Janmashtami – The Festival of Zeal and Enthusiasm
Janmashtami is one of the famous Hindu festivals celebrated across India. The festival is celebrated with great enthusiasm and excitement. The festival is also known as “Krishnashtami”, “Saatam Aatham”, “Gokulashtami”, “Ashtami Rohini”, “Srikrishna Jayanti”, “Sree Jayanthi” or sometimes merely as “Krishna Janmashtami”. The festival is observed on the eighth day which is called Ashtami (according to Hindu calendar), of the dark half of the month (which is called the Krishna Paksha in Hindi) of Bhadra (a month in Hindu Calendar) month.
Krishna Janmashtami is the birthday of Lord Krishna. Lord Krishna was born on the eighth day, Ashtami tithi, of the dark half or Krishna Paksha of the month of Bhadra. He was the eighth child of Devaki and Vasudeva, who were imprisoned by Devki’s brother Kans. Krishna was immediately moved from the prison by his father Vasudeva to a foster-home to keep him safe and away from Kans.
Janmashtami in Maharashtra :
In Maharashtra, The festival is celebrated as Dahi Handi or Govinda where a Handi (clay pot), filled with butter milk or curd, is positioned at a convenient height prior to the event above the ground and a group of men makes a human pyramid to break the Handi with the help of a blunt object or coconut.

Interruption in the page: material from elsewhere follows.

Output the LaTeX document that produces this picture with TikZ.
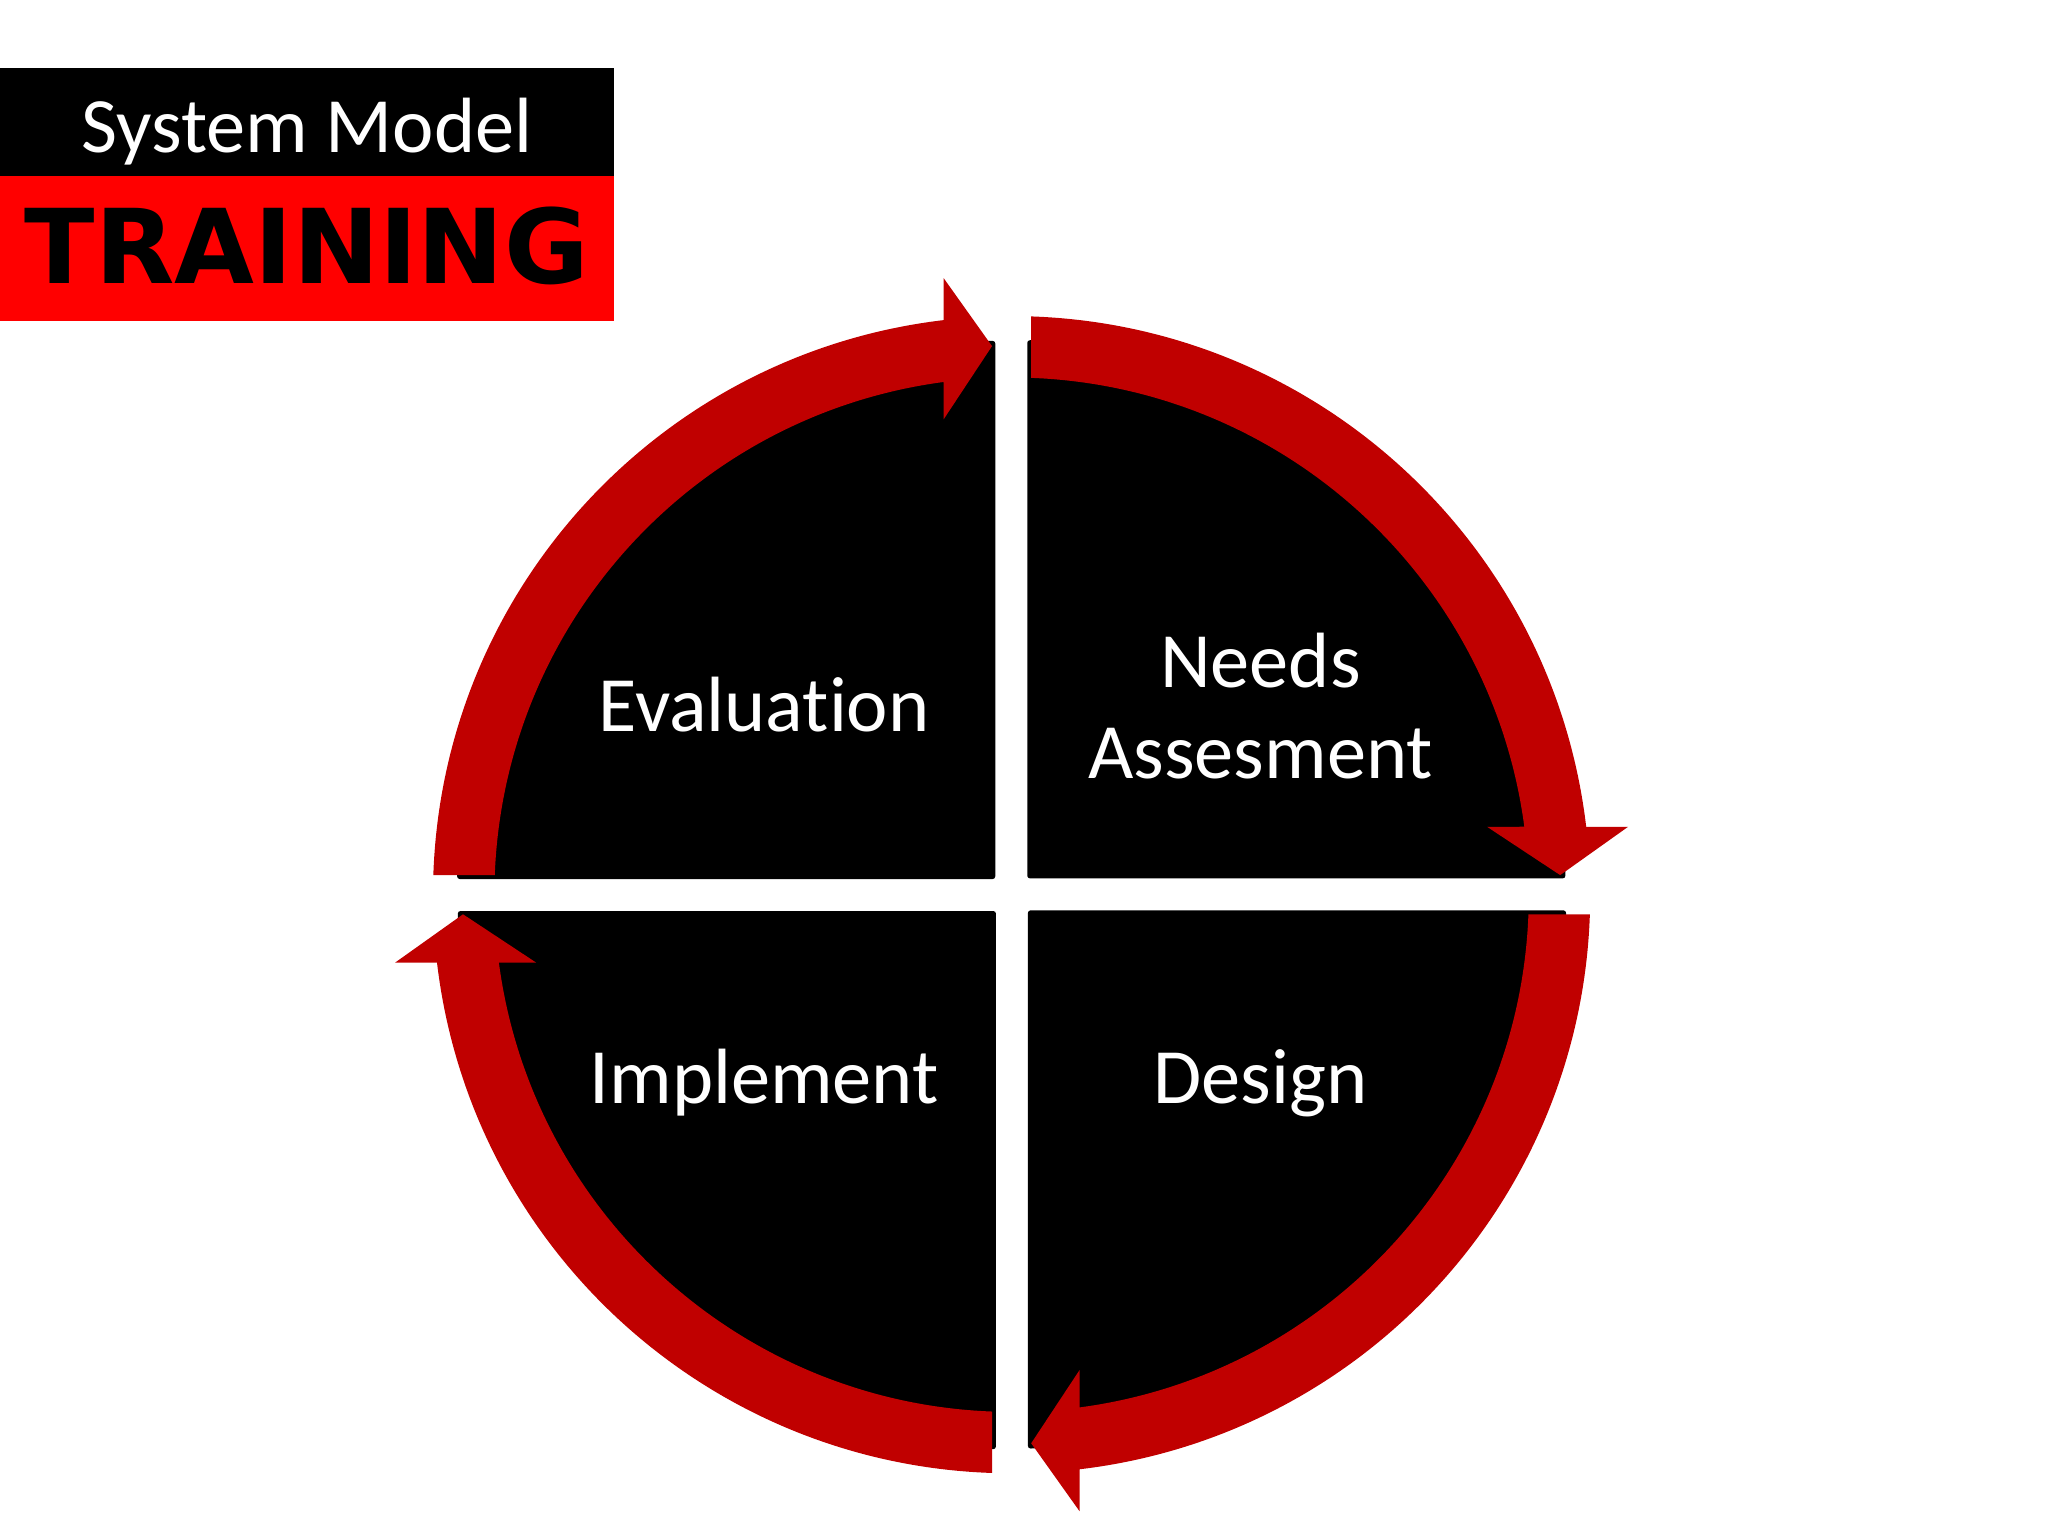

The spilled buttermilk or curd over the group symbolizes their achievement and unity. This group of young and enthusiast men calls themselves Govinda. Nowadays it a sort of competition where various teams participate in this process and teams that win gets a lot of prizes. The biggest Dahi-Handi celebrations are seen in Mumbai. The winning teams win lakhs of rupees. Some of the most famous handis are at Dadar, Mazgaon, Lalbaug and some in Thane a neighboring district of Mumbai and Babu Genu, Mandai in Pune.
Cash and gifts are offered for Govinda troops to participate; for over 4000 Handis in Mumbai, 700 Govinda troops compete for the prizes.
Janmashtami in South India:
In South India, the festival is celebrated as Sri Krishnajanmashtami, Janmashtami or Gokulashtami. In Karnataka, some of the elaborate celebrations are seen. These celebrations are done by Madhavas & Vaishnavas (followers of Sri Madhwacharyaru) and Iyengars or the Srivaishnavas, (followers of their guru Ramanujacharya). The idol of Lord Krishna is placed in the decorated Mandap made of wood with a checkered wooden ceiling on which the Bhakshanam (snacks and sweets in Tamil) are suspended along with fruits considered the favorites of Lord Krishna. These sweets and snacks are specially prepared for the festival. The puja starts in the late evening, particularly when the moon rises.
The celebrations start one day before i.e. Saptami by fasting followed by night long vigil signifying the birth of Krishna at night. The deity of the infant Krishna is bathed, placed in a cradle and worshiped. The fast is completed after aarti, a special prayer. In the morning the ladies draws various kinds of rangolis outside the house. The most common patterns are baby’s feet with rice flour paste walking towards the house. It symbolizes the entry of the infant Lord Krishna in his Foster home. At some places, Rass leelas are also organized. Rass leela is actually a dramatic presentation of some episodes from Lord Krishna’s life.